The Ellipticity of the Disks of Spiral Galaxies

Author

Ryden, Barbara S.

Abstract

The disks of spiral galaxies are generally elliptical rather than circular. The distribution of ellipticities can be fitted with a lognormal distribution. For a sample of 12,764 galaxies from the Sloan Digital Sky Survey Data Release 1 (SDSS DR1), the distribution of apparent axis ratios in the i band is best fit by a lognormal distribution of intrinsic ellipticities with \({\rm ln} \epsilon = -1.85 \pm 0.89\). For a sample of nearly face-on spiral galaxies analyzed by Andersen & Bershady using both photometric and spectroscopic data, the best-fitting distribution of ellipticities has \({\rm ln} \epsilon = -2.29 \pm 1.04\). Given the small size of the Andersen & Bershady sample, the two distributions are not necessarily inconsistent with each other. If the ellipticity of the potential were equal to that of the light distribution of the SDSS DR1 galaxies, it would produce 1.0 mag of scatter in the Tully-Fisher relation, greater than is observed.

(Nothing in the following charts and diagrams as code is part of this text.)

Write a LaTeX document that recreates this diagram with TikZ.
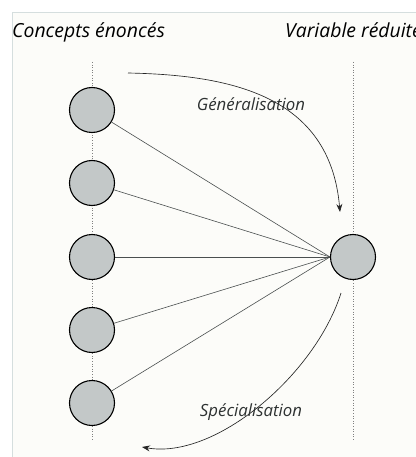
\documentclass[tikz,border=0pt]{standalone}
\usepackage{fontspec}
\setmainfont{Open Sans}
\usetikzlibrary{arrows.meta}
\definecolor{bgc}{HTML}{FCFCF9}
\definecolor{framec}{HTML}{D5DEDE}
\definecolor{circfill}{HTML}{C3C8C8}
\definecolor{linec}{HTML}{4A4F4F}
\definecolor{labc}{HTML}{2E3232}
\begin{document}
\begin{tikzpicture}[x=1pt,y=-1pt,
  concept/.style={circle,draw=black,line width=1.1pt,fill=circfill,minimum size=45pt,inner sep=0pt},
  link/.style={draw=linec,line width=0.6pt},
  axis/.style={draw=gray,dotted,line width=0.6pt},
  curvearrow/.style={draw=black!85,line width=0.65pt,-{Stealth[length=8pt,width=6pt]}},
  title/.style={font=\fontsize{19.4}{23}\selectfont\itshape,anchor=base west,inner sep=0pt},
  lab/.style={font=\fontsize{16.8}{20}\selectfont\itshape,text=labc,inner sep=0pt}]
\useasboundingbox (0,0) rectangle (415,457);
\fill[white] (0,0) rectangle (415,457);
\path[fill=bgc,draw=framec,line width=0.8pt] (12.5,12.5) rectangle (430,470);
\begin{scope}
\clip (0,0) rectangle (415,457);
\node[title] (t1) at (12,38) {Concepts énoncés};
\node[title] (t2) at (285,38) {Variable réduite};
\end{scope}
\coordinate (la) at (92,62);
\coordinate (lb) at (92,440);
\coordinate (ra) at (353,62);
\coordinate (rb) at (353,440);
\draw[axis] (la) -- (lb);
\draw[axis] (ra) -- (rb);
\node[concept] (c1) at (92,110) {};
\node[concept] (c2) at (92,183) {};
\node[concept] (c3) at (92,257) {};
\node[concept] (c4) at (92,330) {};
\node[concept] (c5) at (92,403) {};
\node[concept] (r) at (353,257) {};
\foreach \c in {c1,c2,c3,c4,c5} \draw[link] (\c) -- (r.west);
\coordinate (g0) at (128,73);
\coordinate (g1) at (340,212);
\draw[curvearrow] (g0) .. controls (230,75) and (330,95) .. (g1);
\node[lab] (gl) at (251,104) {Généralisation};
\coordinate (s0) at (341,293);
\coordinate (s1) at (142,447);
\draw[curvearrow] (s0) .. controls (315,375) and (215,460) .. (s1);
\node[lab] (sl) at (251,412) {Spécialisation};
\end{tikzpicture}
\end{document}
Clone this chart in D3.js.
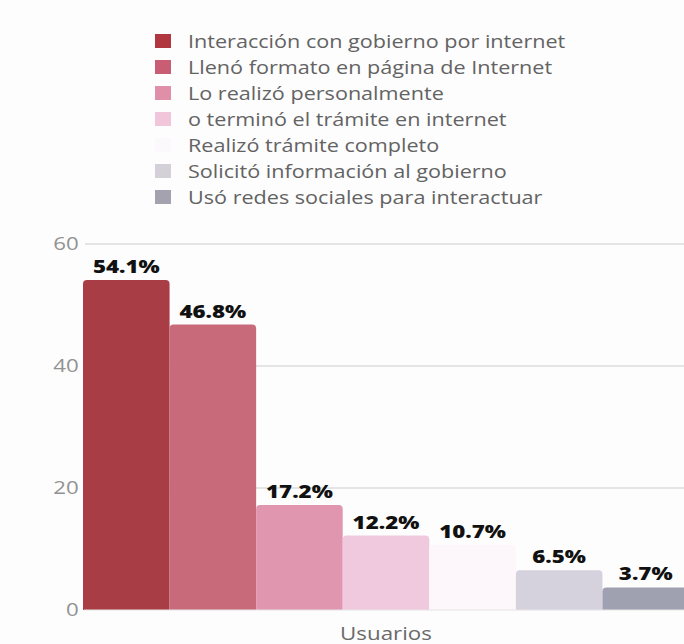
<!DOCTYPE html>
<html>
<head>
<meta charset="utf-8">
<script src="https://cdn.jsdelivr.net/npm/d3@7"></script>
<style>
  html, body { margin: 0; padding: 0; background: #fdfdfd; }
  svg { display: block; }
</style>
</head>
<body>
<svg id="chart" width="684" height="644"></svg>
<script>
// Single category, seven series
const categories = ["Usuarios"];
const series = [
  "Interacción con gobierno por internet",
  "Llenó formato en página de Internet",
  "Lo realizó personalmente",
  "o terminó el trámite en internet",
  "Realizó trámite completo",
  "Solicitó información al gobierno",
  "Usó redes sociales para interactuar"
];
const values = [54.1, 46.8, 17.2, 12.2, 10.7, 6.5, 3.7];
const colors = ["#a93d46", "#c86a7a", "#e096ae", "#f1c9df", "#fdf7fb", "#d5d1dd", "#9fa1b1"];
const legendColors = ["#b0363f", "#c95d73", "#e08fa9", "#f2c6da", "#fcf9fd", "#d3d0d8", "#a3a2ae"];
const yTicks = [0, 20, 40, 60];

const svg = d3.select("#chart");
const font = "'Open Sans', sans-serif";
const stretch = 1.24;       // wide lettering
const legendStretch = 1.2;

// Scales
const y = d3.scaleLinear().domain([0, 60]).range([610, 244]);
const x0 = d3.scaleBand().domain(categories).range([83, 689]).padding(0);
const x1 = d3.scaleBand().domain(series).range([0, x0.bandwidth()]).padding(0);

// Gridlines
svg.append("g").selectAll("line").data(yTicks.filter(d => d > 0)).join("line")
  .attr("x1", 85).attr("x2", 684)
  .attr("y1", d => y(d)).attr("y2", d => y(d))
  .attr("stroke", "#dddddd").attr("stroke-width", 1.5);

// Y-axis labels
const yAxis = d3.axisLeft(y).tickValues(yTicks).tickSize(0).tickPadding(9);
const yG = svg.append("g").attr("transform", "translate(90,0)").call(yAxis);
yG.select(".domain").remove();
yG.selectAll("text")
  .attr("font-family", font).attr("font-size", 18).attr("fill", "#939393")
  .attr("font-weight", 400)
  .attr("transform", `scale(${stretch},1)`);

// Bars, with rounded top corners
const rows = series.map((s, i) => ({ s, v: values[i], c: colors[i] }));
const g = svg.append("g").attr("transform", `translate(${x0(categories[0])},0)`);
const r = 4;
g.selectAll("path.bar").data(rows).join("path").attr("class", "bar")
  .attr("fill", d => d.c)
  .attr("d", d => {
    const x = x1(d.s), w = x1.bandwidth(), top = y(d.v), bot = y(0);
    return `M${x},${bot}V${top + r}Q${x},${top} ${x + r},${top}H${x + w - r}Q${x + w},${top} ${x + w},${top + r}V${bot}Z`;
  });

// Value labels
g.selectAll("text.val").data(rows).join("text").attr("class", "val")
  .attr("transform", d => `translate(${x1(d.s) + x1.bandwidth() / 2},${y(d.v) - 7}) scale(${stretch},1)`)
  .attr("text-anchor", "middle")
  .attr("font-family", font).attr("font-weight", 800).attr("font-size", 18)
  .attr("fill", "#111")
  .text(d => d.v.toFixed(1) + "%");

// Baseline
svg.append("line").attr("x1", 84).attr("x2", 684).attr("y1", y(0)).attr("y2", y(0))
  .attr("stroke", "#e4e4e4").attr("stroke-width", 1);

// Category label
svg.append("text")
  .attr("transform", `translate(${x0(categories[0]) + x0.bandwidth() / 2},640) scale(${stretch},1)`)
  .attr("text-anchor", "middle")
  .attr("font-family", font).attr("font-size", 18).attr("fill", "#6a6a6a").attr("font-weight", 400)
  .text(categories[0]);

// Legend
const lg = svg.append("g").attr("transform", "translate(155,34)");
const item = lg.selectAll("g").data(series).join("g")
  .attr("transform", (d, i) => `translate(0,${i * 26})`);
item.append("rect").attr("width", 16).attr("height", 14).attr("y", 0)
  .attr("fill", (d, i) => legendColors[i]);
item.append("text")
  .attr("transform", `translate(33,14) scale(${legendStretch},1)`)
  .attr("font-family", font).attr("font-size", 18).attr("fill", "#636363").attr("font-weight", 400)
  .text(d => d);
</script>
</body>
</html>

The Andersen & Bershady results, however, are consistent with a scatter as small as 0.25 mag in the Tully-Fisher relation.

Publication

The Astrophysical Journal, Volume 601, Issue 1, pp. 214-220.

Pubdate

January 2004

DOI

10.1086/380437

arXiv

astro-ph/0310097

Bibcode

2004ApJ…601..214R

Keywords

Galaxies: Fundamental Parameters; Galaxies: Photometry; Galaxies: Spiral; Astrophysics

Figures

../../_images/ryden_2004_fig_1.svg

Ryden (2004), Fig. 1

Histogram: Distribution of axis ratio \(q_{\rm am}\), using adaptive moments in the i band, for exponential galaxies in the SDSS DR1. Points with error bars: Best-fitting model, assuming a Gaussian distribution of disk thickness and a lognormal distribution of intrinsic disk ellipticity. The best-fitting model has thickness \(\gamma = 0.222 \pm 0.057\) and ellipticity \(\log\epsilon = -1.85 \pm 0.89\).

Source: sources/ryden_2004/fig_1.py

Ryden (2004), Fig. 1 reproduced by skypy.galaxy.ellipticity.ryden04(). The selection follows everything specified in Section 2 but returns 12,953 galaxies in the i-band instead of the quoted 12,764 galaxies in the paper.